GELIFES Seminars - Ivana Jaric
Ivana Jaric (University of Zurich)
Ovarian hormone status
From unwanted noise to necessity in neuroscience research on sex differences
For decades, female subjects have been systematically excluded from preclinical neuroscience research, largely due to the assumption that ovarian hormone fluctuations would introduce unwanted variability, requiring larger cohorts and more complex study designs. Although recent evidence highlights that ovarian hormone status shapes brain physiology and contributes to psychiatric disorder risk, it remains largely overlooked in preclinical settings.

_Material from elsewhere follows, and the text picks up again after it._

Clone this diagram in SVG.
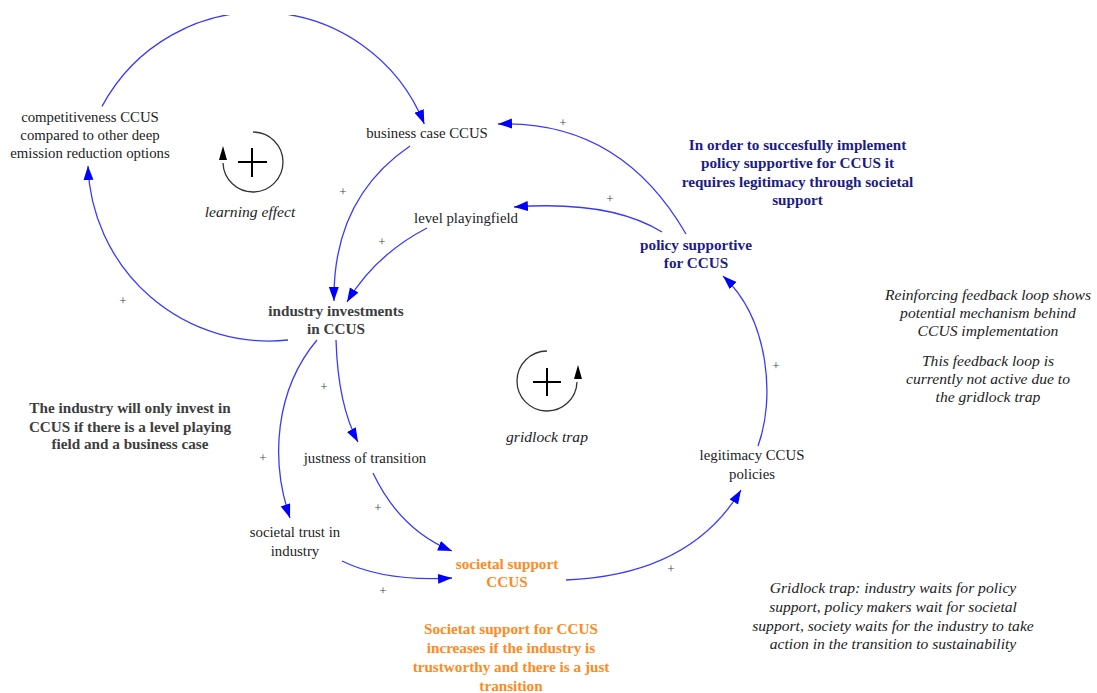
<svg xmlns="http://www.w3.org/2000/svg" width="1097" height="693" viewBox="0 0 1097 693">
<style>
.t{font-family:"Liberation Serif","Times New Roman",serif;font-size:14.8px;fill:#222;text-anchor:middle}
.b{font-weight:bold;font-size:15.2px}
.i{font-style:italic;font-size:15.6px}
.gray{fill:#3d3d3d}
.navy{fill:#1c1c86}
.orange{fill:#ff8a1e}
.pl{font-family:"Liberation Serif",serif;font-size:13px;fill:#444;text-anchor:middle}
.c{fill:none;stroke:#3a3aff;stroke-width:1.3}
.loop{fill:none;stroke:#333;stroke-width:1.3}
</style>
<defs>
<marker id="ah" markerUnits="userSpaceOnUse" markerWidth="16" markerHeight="12" refX="14" refY="5" orient="auto">
<path d="M0,0 L14,5 L0,10 z" fill="#0000ff"/>
</marker>
<clipPath id="top"><rect x="0" y="15" width="1097" height="678"/></clipPath>
</defs>
<rect width="1097" height="693" fill="#fff"/>

<g id="connectors">
<path class="c" clip-path="url(#top)" d="M102,106.4 A178,178 0 0 1 424.3,123.9" marker-end="url(#ah)"/>
<path class="c" d="M288,340 A181,181 0 0 1 88,166" marker-end="url(#ah)"/>
<path class="c" d="M410,146 C360,180 333,230 334,301" marker-end="url(#ah)"/>
<path class="c" d="M427,228 Q375,255 347,302" marker-end="url(#ah)"/>
<path class="c" d="M686,234 Q620,120 498,124" marker-end="url(#ah)"/>
<path class="c" d="M662,232 Q610,200 514,207" marker-end="url(#ah)"/>
<path class="c" d="M336,340 Q338,405 358,442" marker-end="url(#ah)"/>
<path class="c" d="M317,340 C275,390 270,460 290,518" marker-end="url(#ah)"/>
<path class="c" d="M373,473 Q400,530 452,551" marker-end="url(#ah)"/>
<path class="c" d="M342,561 Q385,582 452,578" marker-end="url(#ah)"/>
<path class="c" d="M566,580 Q690,575 741,490" marker-end="url(#ah)"/>
<path class="c" d="M758,446 C775,400 770,320 723,276" marker-end="url(#ah)"/>
<text class="pl" x="343" y="196">+</text>
<text class="pl" x="382" y="246">+</text>
<text class="pl" x="563" y="127">+</text>
<text class="pl" x="610" y="203">+</text>
<text class="pl" x="123" y="305">+</text>
<text class="pl" x="324" y="391">+</text>
<text class="pl" x="263" y="462">+</text>
<text class="pl" x="378" y="512">+</text>
<text class="pl" x="383" y="595">+</text>
<text class="pl" x="671" y="573">+</text>
<text class="pl" x="776" y="370">+</text>
</g>

<g id="learning-loop">
<path class="loop" d="M253,132 A30,30 0 1 1 223,163"/>
<path d="M223,146 L227,160 L219,160 z" fill="#000"/>
<path d="M238,162 H267 M252,148 V177" stroke="#000" stroke-width="2"/>
<text class="t i" x="250" y="217">learning effect</text>
</g>

<g id="gridlock-loop">
<path class="loop" d="M547,351 A30,30 0 1 0 577,382"/>
<path d="M578,365 L582,379 L574,379 z" fill="#000"/>
<path d="M533,382 H561 M547,368 V396" stroke="#000" stroke-width="2"/>
<text class="t i" x="547" y="442">gridlock trap</text>
</g>

<g id="competitiveness">
<text class="t" x="90" y="122">competitiveness CCUS</text>
<text class="t" x="90" y="140">compared to other deep</text>
<text class="t" x="90" y="158">emission reduction options</text>
</g>
<g id="business-case"><text class="t" x="427" y="138">business case CCUS</text></g>
<g id="level-playingfield"><text class="t" x="466" y="223">level playingfield</text></g>
<g id="industry-investments">
<text class="t b gray" x="336" y="316">industry investments</text>
<text class="t b gray" x="336" y="334">in CCUS</text>
</g>
<g id="policy-supportive">
<text class="t b navy" x="696" y="250">policy supportive</text>
<text class="t b navy" x="696" y="268">for CCUS</text>
</g>
<g id="justness"><text class="t" x="365" y="463">justness of transition</text></g>
<g id="legitimacy">
<text class="t" x="752" y="460">legitimacy CCUS</text>
<text class="t" x="752" y="479">policies</text>
</g>
<g id="societal-trust">
<text class="t" x="295" y="537">societal trust in</text>
<text class="t" x="295" y="556">industry</text>
</g>
<g id="societal-support">
<text class="t b orange" x="507" y="569">societal support</text>
<text class="t b orange" x="507" y="587">CCUS</text>
</g>

<g id="note-policy">
<text class="t b navy" x="797.5" y="150">In order to succesfully implement</text>
<text class="t b navy" x="797.5" y="168">policy supportive for CCUS it</text>
<text class="t b navy" x="797.5" y="187">requires legitimacy through societal</text>
<text class="t b navy" x="797.5" y="205">support</text>
</g>
<g id="note-industry">
<text class="t b gray" x="130" y="413">The industry will only invest in</text>
<text class="t b gray" x="130" y="432">CCUS if there is a level playing</text>
<text class="t b gray" x="130" y="449">field and a business case</text>
</g>
<g id="note-reinforcing">
<text class="t i" x="988" y="300">Reinforcing feedback loop shows</text>
<text class="t i" x="988" y="318">potential mechanism behind</text>
<text class="t i" x="988" y="336">CCUS implementation</text>
<text class="t i" x="988" y="366">This feedback loop is</text>
<text class="t i" x="988" y="384">currently not active due to</text>
<text class="t i" x="988" y="402">the gridlock trap</text>
</g>
<g id="note-gridlock">
<text class="t i" x="893" y="593">Gridlock trap: industry waits for policy</text>
<text class="t i" x="893" y="612">support, policy makers wait for societal</text>
<text class="t i" x="893" y="631">support, society waits for the industry to take</text>
<text class="t i" x="893" y="649">action in the transition to sustainability</text>
</g>
<g id="note-societal">
<text class="t b orange" x="511" y="634">Societat support for CCUS</text>
<text class="t b orange" x="511" y="653">increases if the industry is</text>
<text class="t b orange" x="511" y="672">trustworthy and there is a just</text>
<text class="t b orange" x="511" y="691">transition</text>
</g>
</svg>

In this talk, Dr. Jaric will discuss how the ovarian reproductive cycle, and its natural or pharmacological disruption, drive changes in hippocampal molecular and structural plasticity in ways that may underlie female-specific vulnerability to anxiety and depression. She will further demonstrate how accounting for, or ignoring, ovarian hormone status critically affects reproducibility, generalizability, and translational relevance in sex-inclusive study designs. Finally, Dr. Jaric will outline strategies for integrating endocrine state into preclinical and broader neuroscience research to enhance data interpretability and deepen our understanding of sex differences.
Biosketch:
Dr. Ivana Jaric is a Group Leader at the Institute of Laboratory Animal Science at the University of Zurich. She earned her PhD in biology, with a focus on female reproductive endocrinology, at the University of Belgrade. During her postdoctoral work at Fordham University, she identified sex-specific epigenetic regulation in the female mouse hippocampus across the estrous cycle, providing new insight into female vulnerability to psychiatric disorders. At the University of Bern, she explored the links between phenotypic plasticity and poor reproducibility and established an independent research line examining how environmental conditions shape reproductive and behavioral phenotypes, with implications for sex-inclusive studies. Currently, her group focuses on improving the translational relevance of rodent studies that include both sexes and on elucidating epigenetic mechanisms underlying female-specific susceptibility to psychiatric disorders. More specifically, she investigates how ovarian hormonal dynamics influence mood disorder risk under physiological conditions, during cycle disruption, and in the context of endometriosis. She also chairs the EU SABV COST Action, the first European network dedicated to strengthening SABV policy in preclinical biomedical research.